The reader may well wonder how this is different from (e.g. union) negotiated raises. It is quite simple. At contract time, labor and management sit down at the negotiating table and “divide the profits”. When the company is doing well, a generous settlement is made; when the company is doing poorly, labor may well believe it is best to settle for less rather than to bankrupt the company. The raise given to the employees is a function of the ability of the company to pay. On the other hand, the minimum wage is imposed upon ALL businesses, regardless of how well they are doing or their capability to comply.
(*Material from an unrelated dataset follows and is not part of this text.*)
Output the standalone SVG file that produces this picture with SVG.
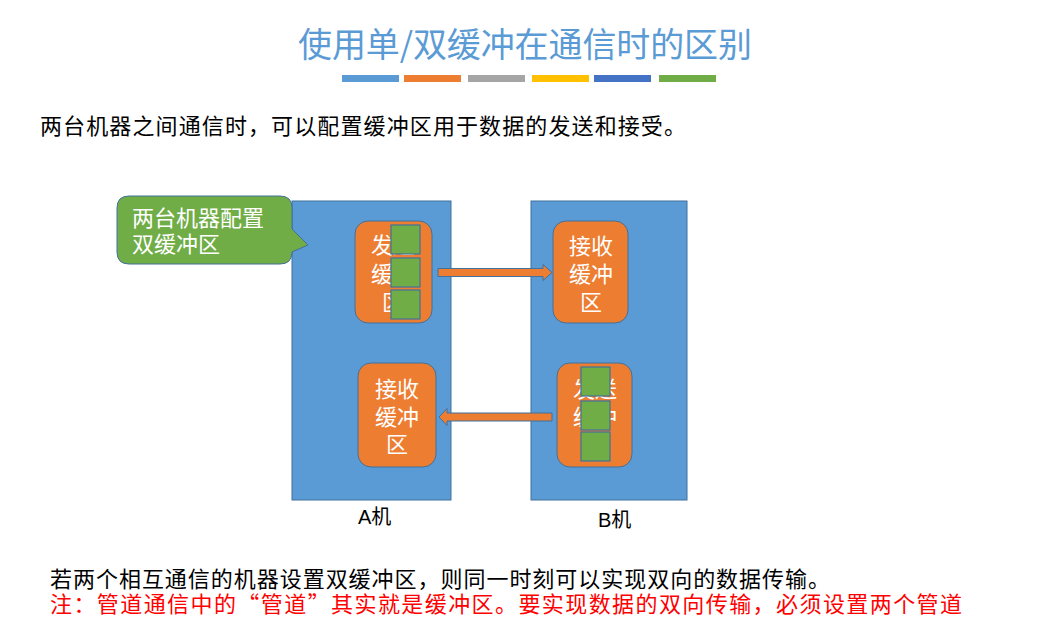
<svg xmlns="http://www.w3.org/2000/svg" width="1049" height="623" viewBox="0 0 1049 623">
<style>
.cjk{font-family:"Noto Sans CJK SC","Noto Sans",sans-serif}
.machine{fill:#5B9BD5;stroke:#41719C;stroke-width:1}
.buf{fill:#ED7D31;stroke:#41719C;stroke-width:1}
.sq{fill:#70AD47;stroke:#41719C;stroke-width:1.2}
.wt{fill:#fff;font-size:22px;text-anchor:middle}
.arrow{fill:#ED7D31;stroke:#41719C;stroke-width:1}
.lbl{font-family:"Liberation Sans","Noto Sans CJK SC",sans-serif;font-size:20px;fill:#000}
</style>
<rect width="1049" height="623" fill="#fff"/>
<g id="title">
<text class="cjk" x="525" y="57" text-anchor="middle" font-size="34" fill="#5B9BD5" textLength="454">使用单/双缓冲在通信时的区别</text>
<g>
<rect x="342" y="75" width="57" height="7" fill="#5B9BD5"/>
<rect x="404" y="75" width="57" height="7" fill="#ED7D31"/>
<rect x="468" y="75" width="57" height="7" fill="#A5A5A5"/>
<rect x="532" y="75" width="57" height="7" fill="#FFC000"/>
<rect x="594" y="75" width="57" height="7" fill="#4472C4"/>
<rect x="659" y="75" width="57" height="7" fill="#70AD47"/>
</g>
</g>
<text id="intro" class="cjk" x="40" y="134" font-size="22" fill="#000" textLength="646">两台机器之间通信时，可以配置缓冲区用于数据的发送和接受。</text>
<g id="machineA">
<rect class="machine" x="292" y="201" width="159" height="299"/>
<text class="lbl" x="358" y="524">A机</text>
</g>
<g id="machineB">
<rect class="machine" x="531" y="201" width="156" height="299"/>
<text class="lbl" x="598" y="527">B机</text>
</g>
<g id="callout">
<path d="M129 196 H280 Q292 196 292 208 V229 L308 245 L292 252 V252 Q292 264 280 264 H129 Q117 264 117 252 V208 Q117 196 129 196 Z" fill="#70AD47" stroke="#41719C" stroke-width="1"/>
<text class="cjk" font-size="22" fill="#fff"><tspan x="132" y="226">两台机器配置</tspan><tspan x="132" y="252">双缓冲区</tspan></text>
</g>
<g id="A-send">
<rect class="buf" x="355" y="221" width="77" height="102" rx="13"/>
<text class="cjk wt"><tspan x="393" y="253">发送</tspan><tspan x="393" y="282">缓冲</tspan><tspan x="393" y="310">区</tspan></text>
<rect class="sq" x="391" y="225" width="29" height="29"/>
<rect class="sq" x="391" y="258" width="29" height="29"/>
<rect class="sq" x="391" y="290" width="29" height="29"/>
</g>
<g id="B-recv">
<rect class="buf" x="553" y="221" width="75" height="102" rx="13"/>
<text class="cjk wt"><tspan x="591" y="254">接收</tspan><tspan x="591" y="282">缓冲</tspan><tspan x="591" y="310">区</tspan></text>
</g>
<g id="A-recv">
<rect class="buf" x="358" y="363" width="78" height="104" rx="13"/>
<text class="cjk wt"><tspan x="397" y="397">接收</tspan><tspan x="397" y="425">缓冲</tspan><tspan x="397" y="452">区</tspan></text>
</g>
<g id="B-send">
<rect class="buf" x="557" y="363" width="75" height="104" rx="13"/>
<text class="cjk wt"><tspan x="595" y="397">发送</tspan><tspan x="595" y="425">缓冲</tspan><tspan x="595" y="452">区</tspan></text>
<rect class="sq" x="581" y="367" width="29" height="29"/>
<rect class="sq" x="581" y="401" width="29" height="29"/>
<rect class="sq" x="581" y="432" width="29" height="29"/>
</g>
<g id="connectors">
<path class="arrow" d="M438 268.5 H543 V264.5 L552 272.5 L543 280.5 V276.5 H438 Z"/>
<path class="arrow" d="M552 413 H447 V408.5 L439 417 L447 425.5 V421 H552 Z"/>
</g>
<g id="notes">
<text class="cjk" font-size="22"><tspan x="50" y="587" fill="#000" textLength="780">若两个相互通信的机器设置双缓冲区，则同一时刻可以实现双向的数据传输。</tspan><tspan x="50" y="612" fill="#FF0000" textLength="912">注：管道通信中的“管道”其实就是缓冲区。要实现数据的双向传输，必须设置两个管道</tspan></text>
</g>
</svg>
It is imposed by an external “force” regardless of the ability of the company to pay, and there is no “negotiating”.
One must be somewhat skeptical of a “system” that:
1. Causes people to lose jobs.
2. Curtails the rights of people to sell their services.
3. Hinders the efforts of people to obtain training.
4. Bankrupts businesses.
5. Causes woe and hardship for the very people it is supposedly designed to help.
In closing, I wish to state that at one time, the highest paid employee in Reno, Nevada was the head waiter at the show room at Harrah’s Club. He was officially paid minimum wage. He drove a Mercedes.